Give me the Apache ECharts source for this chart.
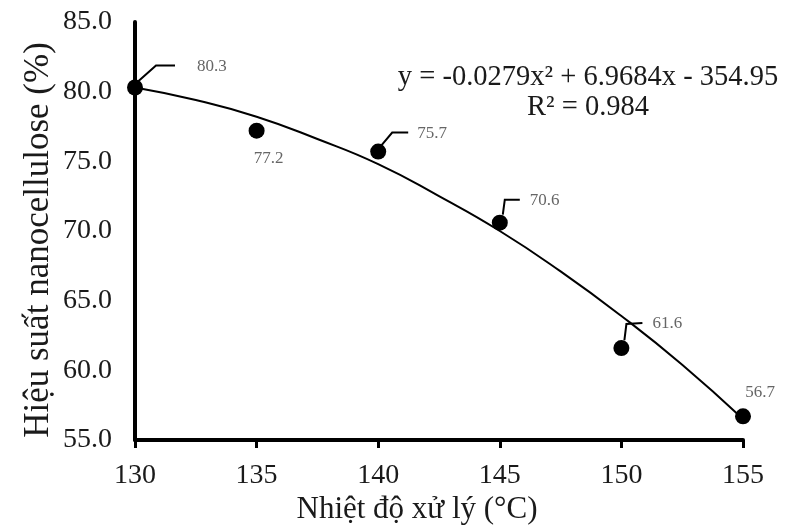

————————

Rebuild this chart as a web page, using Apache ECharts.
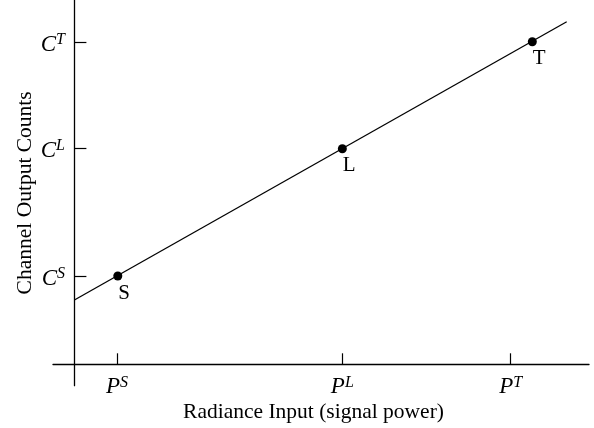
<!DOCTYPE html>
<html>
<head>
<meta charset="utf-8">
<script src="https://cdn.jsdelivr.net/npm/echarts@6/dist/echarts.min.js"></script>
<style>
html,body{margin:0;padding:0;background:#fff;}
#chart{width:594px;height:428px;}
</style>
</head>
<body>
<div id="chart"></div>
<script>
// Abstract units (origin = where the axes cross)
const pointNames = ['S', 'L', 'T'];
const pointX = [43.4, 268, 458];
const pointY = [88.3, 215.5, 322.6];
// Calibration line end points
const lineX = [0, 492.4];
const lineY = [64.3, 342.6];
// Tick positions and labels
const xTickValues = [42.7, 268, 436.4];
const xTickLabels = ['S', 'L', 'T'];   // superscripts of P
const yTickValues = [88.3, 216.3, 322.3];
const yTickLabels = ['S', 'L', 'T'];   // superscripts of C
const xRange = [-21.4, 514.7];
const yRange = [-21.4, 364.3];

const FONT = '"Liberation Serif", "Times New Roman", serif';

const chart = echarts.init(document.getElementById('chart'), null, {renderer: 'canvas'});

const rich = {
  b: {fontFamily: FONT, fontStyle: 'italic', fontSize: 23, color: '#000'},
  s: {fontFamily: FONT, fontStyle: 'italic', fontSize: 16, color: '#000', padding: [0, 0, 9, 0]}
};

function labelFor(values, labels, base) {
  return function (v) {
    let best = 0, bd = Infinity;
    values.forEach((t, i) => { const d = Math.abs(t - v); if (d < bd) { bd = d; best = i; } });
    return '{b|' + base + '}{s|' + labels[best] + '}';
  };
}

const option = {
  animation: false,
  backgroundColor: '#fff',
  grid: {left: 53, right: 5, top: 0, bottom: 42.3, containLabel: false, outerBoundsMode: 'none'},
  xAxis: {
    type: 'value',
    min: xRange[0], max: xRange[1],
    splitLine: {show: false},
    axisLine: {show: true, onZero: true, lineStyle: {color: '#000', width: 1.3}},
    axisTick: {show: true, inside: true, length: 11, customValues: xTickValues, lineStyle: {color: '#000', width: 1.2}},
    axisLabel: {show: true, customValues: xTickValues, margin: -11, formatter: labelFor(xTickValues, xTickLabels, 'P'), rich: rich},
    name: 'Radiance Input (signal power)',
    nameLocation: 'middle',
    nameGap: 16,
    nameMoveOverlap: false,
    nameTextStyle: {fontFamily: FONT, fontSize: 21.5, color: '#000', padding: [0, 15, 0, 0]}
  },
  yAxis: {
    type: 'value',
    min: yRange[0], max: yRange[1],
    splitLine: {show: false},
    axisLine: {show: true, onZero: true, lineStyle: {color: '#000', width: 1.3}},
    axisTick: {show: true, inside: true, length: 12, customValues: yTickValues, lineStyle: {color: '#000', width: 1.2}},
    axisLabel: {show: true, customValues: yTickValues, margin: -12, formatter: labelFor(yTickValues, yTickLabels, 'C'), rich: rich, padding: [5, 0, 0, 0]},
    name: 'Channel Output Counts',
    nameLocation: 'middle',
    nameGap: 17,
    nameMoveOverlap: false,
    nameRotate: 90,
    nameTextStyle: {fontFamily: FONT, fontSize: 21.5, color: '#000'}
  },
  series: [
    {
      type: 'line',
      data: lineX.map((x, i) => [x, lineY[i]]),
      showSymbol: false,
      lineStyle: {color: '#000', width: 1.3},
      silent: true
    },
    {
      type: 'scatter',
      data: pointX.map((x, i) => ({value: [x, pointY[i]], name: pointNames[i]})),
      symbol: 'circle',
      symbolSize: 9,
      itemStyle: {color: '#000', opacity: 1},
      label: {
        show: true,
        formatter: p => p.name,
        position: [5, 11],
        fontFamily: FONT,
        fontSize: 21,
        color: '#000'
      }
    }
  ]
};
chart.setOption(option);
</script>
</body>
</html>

————————

▶ [Work to be completed]: Return every line above that contains the word "Apache".

▶ [Exercise response]:
Give me the Apache ECharts source for this chart.
Rebuild this chart as a web page, using Apache ECharts.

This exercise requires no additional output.